RP was educated at St Peter Clavers Primary School and trained as a teacher in both Kenya and the UK. Before going overseas, he was a teacher in 1959 when he started off at St Peter Clavers. He later taught at St Philomenas on Racecourse Road, St John’s Kaloleni and was headmaster at St Michael’s Jogoo Road as well.
Can you imagine meeting someone who saw the City Stadium being constructed? I was excited. He was a goldmine of information on Kenya’s early soccer years.
RP narrated how before independence, most African communities that loved football (read Luos and Luhyas) who also lived around the railway quarters in Makongeni and Kaloleni, had their own teams. The Suba had their own team comprising players from Gwassi, Rusinga, Gembe, Kaksingri and Mfang’ano. They were called the ‘5 Nations’ or Pinje Abich in Dholuo.
They had among their ranks many talented players who did duty for Kenya. Mfang’ano, in particular, had good players whose names became prominent within football circles.
The famous Mfang’ano Street is named after the island I just visited and which many Kenyans cannot place on a map without the help of Google Maps. ‘Five Nations’ produced great football talents like Joe Okeyo Kapila ‘Mwalimu’ who commanded Kenya’s midfield with all the ball artistry never seen before. Okeyo from Wakula village in Mfang’ano shared the position with Steve ‘McQueen’ Yongo from Gwassi. Yongo was arguably the first Kenyan footballer to exhibit chest ball control. No Kenyan had ever chested the ball until McQueen did it around 1967. The McQueen name was derived from Steve McQueen, the American actor whose anti-hero persona rode on the counterculture of the 1960s and ‘70s in films such as Papillon, Towering Inferno and The Great Escape.

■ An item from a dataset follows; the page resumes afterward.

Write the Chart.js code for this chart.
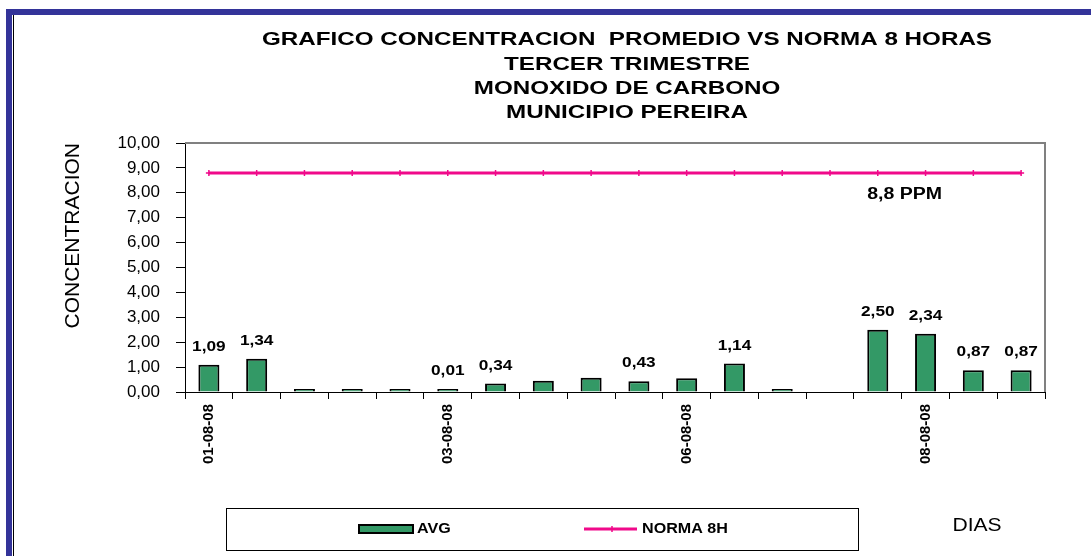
<!DOCTYPE html>
<html>
<head>
<meta charset="utf-8">
<script src="https://cdn.jsdelivr.net/npm/chart.js@4.4.1/dist/chart.umd.min.js"></script>
<style>
  html, body { margin: 0; padding: 0; background: #fff; }
  #wrap { width: 1091px; height: 556px; position: relative; }
</style>
</head>
<body>
<div id="wrap"><canvas id="grafico" width="1091" height="556"></canvas></div>
<script>
// --- datos ---
// categorias del eje X: el original solo rotula una de cada cinco
const categorias = ['01-08-08', '', '', '', '', '03-08-08', '', '', '', '', '06-08-08', '', '', '', '', '08-08-08', '', ''];
// concentracion promedio (AVG)
const promedio = [1.09, 1.34, 0.02, 0.02, 0.02, 0.01, 0.34, 0.45, 0.57, 0.43, 0.55, 1.14, 0.03, null, 2.50, 2.34, 0.87, 0.87];
// norma de 8 horas
const norma8h = [8.8, 8.8, 8.8, 8.8, 8.8, 8.8, 8.8, 8.8, 8.8, 8.8, 8.8, 8.8, 8.8, 8.8, 8.8, 8.8, 8.8, 8.8];
// barras que llevan su valor escrito encima
const conEtiqueta = [true, true, false, false, false, true, true, false, false, true, false, true, false, false, true, true, true, true];

const titulo = [
    'GRAFICO CONCENTRACION  PROMEDIO VS NORMA 8 HORAS',
    'TERCER TRIMESTRE',
    'MONOXIDO DE CARBONO',
    'MUNICIPIO PEREIRA'
];
const tituloEjeY = 'CONCENTRACION';
const tituloEjeX = 'DIAS';
const notaNorma = '8,8 PPM';

const FUENTE = 'Arial, "Liberation Sans", sans-serif';
const VERDE = '#339966';
const ROSA = '#f0098a';

// formato con coma decimal, como en el original
const conComa = v => v.toFixed(2).replace('.', ',');

// texto estirado en horizontal (el original sale ensanchado)
function textoAncho(ctx, texto, x, y, escala) {
    ctx.save();
    ctx.translate(x, y);
    ctx.scale(escala, 1);
    ctx.fillText(texto, 0, 0);
    ctx.restore();
}

// marco azul del documento
const marco = {
    id: 'marco',
    beforeDraw(chart) {
        const ctx = chart.ctx;
        ctx.save();
        ctx.fillStyle = '#fff';
        ctx.fillRect(0, 0, chart.width, chart.height);
        ctx.fillStyle = '#333399';
        ctx.fillRect(6, 9, chart.width - 6, 6);
        ctx.fillRect(6, 9, 6, chart.height - 9);
        ctx.fillStyle = '#000';
        ctx.fillRect(13, 15, 1, chart.height - 15);
        ctx.restore();
    }
};

// borde gris arriba y a la derecha del area de trazado
const bordeArea = {
    id: 'bordeArea',
    beforeDatasetsDraw(chart) {
        const { ctx, chartArea: a } = chart;
        ctx.save();
        ctx.strokeStyle = '#808080';
        ctx.lineWidth = 2;
        ctx.beginPath();
        ctx.moveTo(a.left, a.top);
        ctx.lineTo(a.right, a.top);
        ctx.lineTo(a.right, a.bottom);
        ctx.stroke();
        ctx.restore();
    }
};

// valores sobre las barras y nota de la norma
const etiquetas = {
    id: 'etiquetas',
    afterDatasetsDraw(chart) {
        const ctx = chart.ctx;
        ctx.save();
        ctx.fillStyle = '#000';
        ctx.textAlign = 'center';
        ctx.textBaseline = 'middle';
        ctx.font = 'bold 15px ' + FUENTE;
        chart.getDatasetMeta(0).data.forEach((barra, i) => {
            if (!conEtiqueta[i] || promedio[i] == null) return;
            textoAncho(ctx, conComa(promedio[i]), barra.x, barra.y - 18, 1.15);
        });

        // "8,8 PPM" debajo de la linea, entre el 15 y el 16 punto
        const puntos = chart.getDatasetMeta(1).data;
        const px = (puntos[14].x + puntos[15].x) / 2;
        ctx.font = 'bold 16px ' + FUENTE;
        textoAncho(ctx, notaNorma, px + 3, puntos[14].y + 22, 1.22);
        ctx.restore();
    }
};

// titulo, leyenda en recuadro y rotulo "DIAS"
const tituloYLeyenda = {
    id: 'tituloYLeyenda',
    afterDraw(chart) {
        const ctx = chart.ctx;
        ctx.save();
        ctx.fillStyle = '#000';
        ctx.textBaseline = 'middle';

        // titulo: cuatro lineas centradas
        ctx.textAlign = 'center';
        ctx.font = 'bold 19px ' + FUENTE;
        const ancho = ctx.measureText(titulo[0]).width;
        const escala = 730 / ancho;
        const yTitulo = [40, 65, 89, 113];
        titulo.forEach((linea, i) => textoAncho(ctx, linea, 627, yTitulo[i], escala));

        // recuadro de la leyenda
        ctx.strokeStyle = '#000';
        ctx.lineWidth = 1;
        ctx.strokeRect(226.5, 508.5, 632, 42);

        const ds = chart.data.datasets;
        const yl = 529;
        // AVG
        ctx.fillStyle = ds[0].backgroundColor;
        ctx.fillRect(359, yl - 4, 54, 8);
        ctx.lineWidth = 2;
        ctx.strokeRect(359, yl - 4, 54, 8);
        ctx.fillStyle = '#000';
        ctx.textAlign = 'left';
        ctx.font = 'bold 14px ' + FUENTE;
        textoAncho(ctx, ds[0].label, 417, yl, 1.15);
        // NORMA 8H
        ctx.strokeStyle = ds[1].borderColor;
        ctx.lineWidth = 3;
        ctx.beginPath();
        ctx.moveTo(584, yl);
        ctx.lineTo(637, yl);
        ctx.stroke();
        ctx.lineWidth = 1.5;
        ctx.beginPath();
        ctx.moveTo(612, yl - 3);
        ctx.lineTo(612, yl + 3);
        ctx.stroke();
        textoAncho(ctx, ds[1].label, 642, yl, 1.15);

        // rotulo del eje X
        ctx.textAlign = 'center';
        ctx.font = '18px ' + FUENTE;
        textoAncho(ctx, tituloEjeX, 977, 526, 1.17);
        ctx.restore();
    }
};

new Chart(document.getElementById('grafico'), {
    type: 'bar',
    data: {
        labels: categorias,
        datasets: [
            {
                type: 'bar',
                label: 'AVG',
                data: promedio,
                backgroundColor: VERDE,
                borderColor: '#000',
                borderWidth: 2,
                minBarLength: 3,
                barPercentage: 0.44,
                categoryPercentage: 1,
                order: 2
            },
            {
                type: 'line',
                label: 'NORMA 8H',
                data: norma8h,
                borderColor: ROSA,
                backgroundColor: ROSA,
                borderWidth: 3,
                pointStyle: 'cross',
                pointRadius: 3,
                pointBorderWidth: 1.5,
                pointHoverRadius: 3,
                tension: 0,
                order: 1
            }
        ]
    },
    options: {
        responsive: false,
        animation: false,
        events: [],
        layout: { padding: { top: 143, left: 50, right: 46, bottom: 74 } },
        plugins: {
            legend: { display: false },
            title: { display: false },
            tooltip: { enabled: false }
        },
        scales: {
            x: {
                offset: true,
                grid: { offset: true, drawOnChartArea: false, tickLength: 7, color: '#000' },
                border: { color: '#000', width: 1 },
                ticks: {
                    autoSkip: false,
                    minRotation: 90,
                    maxRotation: 90,
                    padding: 5,
                    color: '#000',
                    font: { family: FUENTE, size: 15, weight: 'bold' }
                },
                afterFit: s => { s.height = 90; }
            },
            y: {
                min: 0,
                max: 10,
                ticks: {
                    stepSize: 1,
                    padding: 16,
                    color: '#000',
                    font: { family: FUENTE, size: 17 },
                    callback: v => conComa(v)
                },
                grid: { drawOnChartArea: false, tickLength: 9, color: '#000' },
                border: { color: '#000', width: 1 },
                title: {
                    display: true,
                    text: tituloEjeY,
                    align: 'end',
                    color: '#000',
                    font: { family: FUENTE, size: 21 },
                    padding: { top: 11, bottom: 0 }
                },
                afterFit: s => { s.width = 135; }
            }
        }
    },
    plugins: [marco, bordeArea, etiquetas, tituloYLeyenda]
});
</script>
</body>
</html>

George Solomon Otieno aka Solo from Gembe Island was Gor Mahia’s right-back for many years. He was in the heroic 1987 team and was famous for his hard tackles. Other players who hailed from the islands were Bernard ‘Zico’ Otieno and his brother Felix Otieno. Sons of Elisha Otieno from Kakimba Village in Mfang’ano, the duo played for Tusker FC and Gor Mahia respectively.
We also had Tobias Maira, Tillen Oguta and Tom Ogweno. Great players whose footsteps were followed by the mercurial George ‘Blackberry’ Odhiambo. All these stars, until recently, converged every December at the famous Sindo Sports Festival to showcase their skills and soccer club officials scouted for talent.
Going to our football records, we see many tournaments won by the 5 Nations team until around 1968 when Tom Mboya convened a meeting to form one strong ‘Luo team’. Like the Suba language, their 5 Nations team was swallowed and all their players mopped up by Gor Mahia. The perception was that the Luos had regrouped.
Mzee RP was among the people who saw the simultaneous dissolution and merger. He was at some point elected deputy secretary to Mahallon Danga. RP retired in 1999 and now leads a quiet fulfilling life on Rusinga Island. His only regret is that nobody has ever documented the role 5 Nations played in the formation of Gor Mahia in 1968.
When I promised to write something about it, he was excited and happy that finally their contribution may be acknowledged.